In a small research lab in Memphis, scientists have found a promising new way to attack one of childhood leukemia's toughest targets—and they did it by going after a different protein entirely.

Most children with leukemia today survive. But a small group with a specific genetic feature called KMT2A rearrangements still face a harder road. Their cancers are driven by powerful proteins like MYC and HOXA9 that have been nearly impossible to target with existing drugs. MYC in particular has earned the label "undruggable"—its structure and role in the body make it a notoriously difficult target.
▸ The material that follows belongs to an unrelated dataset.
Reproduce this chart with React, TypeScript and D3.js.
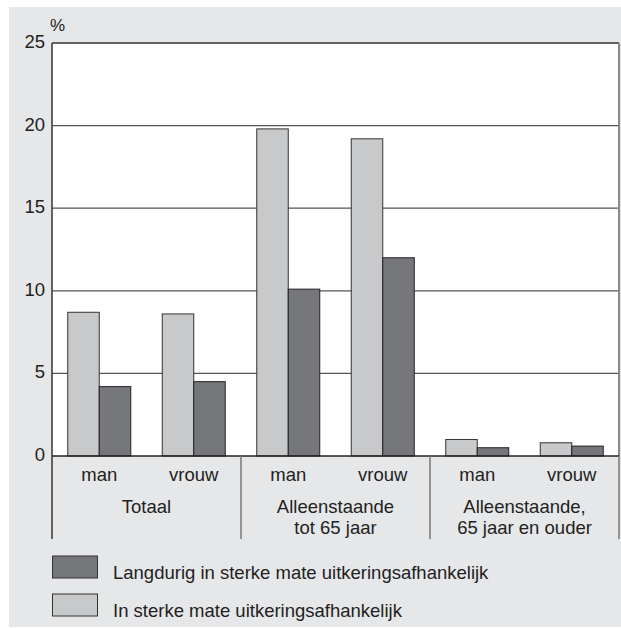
import React, { useEffect, useRef } from 'react'
import * as d3 from 'd3'

const groups = ['Totaal', 'Alleenstaande\ntot 65 jaar', 'Alleenstaande,\n65 jaar en ouder']
const subCategories = ['man', 'vrouw']
const seriesNames = ['In sterke mate uitkeringsafhankelijk', 'Langdurig in sterke mate uitkeringsafhankelijk']
// per group: [man, vrouw]
const sterkValues = [8.7, 8.6, 19.8, 19.2, 1.0, 0.8]
const langdurigValues = [4.2, 4.5, 10.1, 12.0, 0.5, 0.6]
const yTicks = [0, 5, 10, 15, 20, 25]

const W = 621
const H = 628
const LIGHT = '#c8c9cb'
const DARK = '#76777b'
const FONT = '"Liberation Sans", Arial, Helvetica, sans-serif'
const FS = 18.5

const App: React.FC = () => {
  const svgRef = useRef<SVGSVGElement>(null)

  useEffect(() => {
    if (!svgRef.current) return
    const svg = d3.select(svgRef.current)
    svg.selectAll('*').remove()

    const left = 52
    const right = 619
    const top = 43
    const bottom = 456

    // Panel background
    svg.append('rect')
      .attr('x', 9).attr('y', 7)
      .attr('width', W - 9).attr('height', 620)
      .attr('fill', '#e6e7e8')

    svg.append('rect')
      .attr('x', left).attr('y', top)
      .attr('width', right - left).attr('height', bottom - top)
      .attr('fill', '#fff')

    const y = d3.scaleLinear().domain([0, 25]).range([bottom, top])

    const slots = groups.flatMap((g, gi) => subCategories.map(s => `${gi}-${s}`))
    const x = d3.scaleBand<string>().domain(slots).range([left, right]).paddingInner(0).paddingOuter(0)
    const xi = d3.scaleBand<string>().domain(['sterk', 'lang']).range([0, x.bandwidth()]).paddingInner(0).paddingOuter(0.5)
    const xg = d3.scaleBand<number>().domain(groups.map((_, i) => i)).range([left, right])

    // Gridlines
    svg.append('g').selectAll('line')
      .data(yTicks.filter(t => t > 0 && t < 25))
      .enter().append('line')
      .attr('x1', left).attr('x2', right)
      .attr('y1', d => y(d)).attr('y2', d => y(d))
      .attr('stroke', '#555').attr('stroke-width', 1.2)

    // Top border
    svg.append('line')
      .attr('x1', left).attr('x2', right)
      .attr('y1', y(25)).attr('y2', y(25))
      .attr('stroke', '#333').attr('stroke-width', 1.5)

    // Right border
    svg.append('line')
      .attr('x1', right).attr('x2', right)
      .attr('y1', top).attr('y2', bottom)
      .attr('stroke', '#8a8a8a').attr('stroke-width', 2)

    // Bars
    const bars = slots.map((s, i) => ({ slot: s, sterk: sterkValues[i], lang: langdurigValues[i] }))
    const barG = svg.append('g')
    barG.selectAll('rect.sterk')
      .data(bars).enter().append('rect')
      .attr('class', 'sterk')
      .attr('x', d => (x(d.slot) as number) + (xi('sterk') as number))
      .attr('y', d => y(d.sterk))
      .attr('width', xi.bandwidth())
      .attr('height', d => y(0) - y(d.sterk))
      .attr('fill', LIGHT).attr('stroke', '#333').attr('stroke-width', 1)
    barG.selectAll('rect.lang')
      .data(bars).enter().append('rect')
      .attr('class', 'lang')
      .attr('x', d => (x(d.slot) as number) + (xi('lang') as number))
      .attr('y', d => y(d.lang))
      .attr('width', xi.bandwidth())
      .attr('height', d => y(0) - y(d.lang))
      .attr('fill', DARK).attr('stroke', '#222').attr('stroke-width', 1)

    // Axes lines
    svg.append('line')
      .attr('x1', left).attr('x2', right)
      .attr('y1', bottom).attr('y2', bottom)
      .attr('stroke', '#222').attr('stroke-width', 1.5)
    svg.append('line')
      .attr('x1', left).attr('x2', left)
      .attr('y1', top).attr('y2', 539)
      .attr('stroke', '#333').attr('stroke-width', 1.5)

    // Group dividers below axis
    svg.append('g').selectAll('line')
      .data(groups.map((_, i) => i).slice(1).concat([groups.length]))
      .enter().append('line')
      .attr('x1', d => d < groups.length ? (xg(d) as number) : right)
      .attr('x2', d => d < groups.length ? (xg(d) as number) : right)
      .attr('y1', bottom).attr('y2', 539)
      .attr('stroke', '#777').attr('stroke-width', 1.5)

    // Y tick labels
    svg.append('g').selectAll('text')
      .data(yTicks).enter().append('text')
      .attr('x', 45).attr('y', d => y(d) + 5)
      .attr('text-anchor', 'end')
      .attr('font-family', FONT).attr('font-size', FS).attr('fill', '#222')
      .text(d => d)

    svg.append('text')
      .attr('x', 50).attr('y', 31)
      .attr('font-family', FONT).attr('font-size', 17).attr('fill', '#222')
      .text('%')

    // Sub category labels
    svg.append('g').selectAll('text')
      .data(slots).enter().append('text')
      .attr('x', d => (x(d) as number) + x.bandwidth() / 2)
      .attr('y', 481)
      .attr('text-anchor', 'middle')
      .attr('font-family', FONT).attr('font-size', FS).attr('fill', '#222')
      .text(d => d.split('-')[1])

    // Group labels
    groups.forEach((g, i) => {
      const cx = (xg(i) as number) + xg.bandwidth() / 2
      const t = svg.append('text')
        .attr('x', cx)
        .attr('y', 512.5)
        .attr('text-anchor', 'middle')
        .attr('font-family', FONT).attr('font-size', FS).attr('fill', '#222')
      g.split('\n').forEach((line, li) => {
        t.append('tspan')
          .attr('x', cx)
          .attr('dy', li === 0 ? 0 : 21.5)
          .text(line)
      })
    })

    // Legend
    const legend = [
      { name: seriesNames[1], color: DARK, y: 556 },
      { name: seriesNames[0], color: LIGHT, y: 594 }
    ]
    const lg = svg.append('g').selectAll('g').data(legend).enter().append('g')
    lg.append('rect')
      .attr('x', 52.5).attr('y', d => d.y)
      .attr('width', 45).attr('height', 22)
      .attr('fill', d => d.color).attr('stroke', '#333').attr('stroke-width', 1)
    lg.append('text')
      .attr('x', 113).attr('y', d => d.y + 23)
      .attr('font-family', FONT).attr('font-size', FS).attr('fill', '#222')
      .text(d => d.name)
  }, [])

  return (
    <svg
      ref={svgRef}
      width={W}
      height={H}
      style={{ position: 'absolute', left: 0, top: 0, background: '#fff' }}
    />
  )
}

export default App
Now, researchers at St. Jude Children's Research Hospital have discovered that blocking a protein called RBM5 can effectively cut the brakes on MYC, destabilizing it and causing cancer cells to die. In mouse models of this aggressive leukemia, removing RBM5 more than doubled survival time. Crucially, removing RBM5 from normal blood-forming stem cells caused no damage at all—a sign that future treatments targeting this pathway might be both effective and safe.

"When we removed RBM5 from leukemic stem cells, we doubled survival in our mouse models, but when we removed it from normal blood-forming stem cells, we saw no effect on hematopoiesis," said Dr. Chunliang Li, a co-corresponding author of the study. "That makes it a promising candidate for developing more precise, less toxic therapies."

The team, led by first author Mengli Zhang, found that RBM5 physically interacts with MYC inside cancer cells. Without RBM5 present, MYC can no longer hold onto the DNA regions that activate its own growth signals. The cancer's self-reinforcing loop breaks down, and the leukemia cells eventually die.

The findings, published in the journal Leukemia, suggest a new strategy: instead of trying to hit MYC directly—which scientists have struggled to do for decades—researchers could aim at RBM5 instead, disrupting the partnership that keeps MYC active.

"If we can find a way to disrupt the physical interaction between these two proteins, we may have found a way to destabilize MYC in leukemia cells," Li said. "That gives us a new therapeutic direction for these difficult-to-treat subtypes."

The research is still early. The team plans to continue studying how RBM5 and MYC work together, with the goal of eventually developing drugs that could be tested in clinical trials. But for children and families facing these harder-to-treat leukemias, the discovery offers a meaningful new avenue of hope.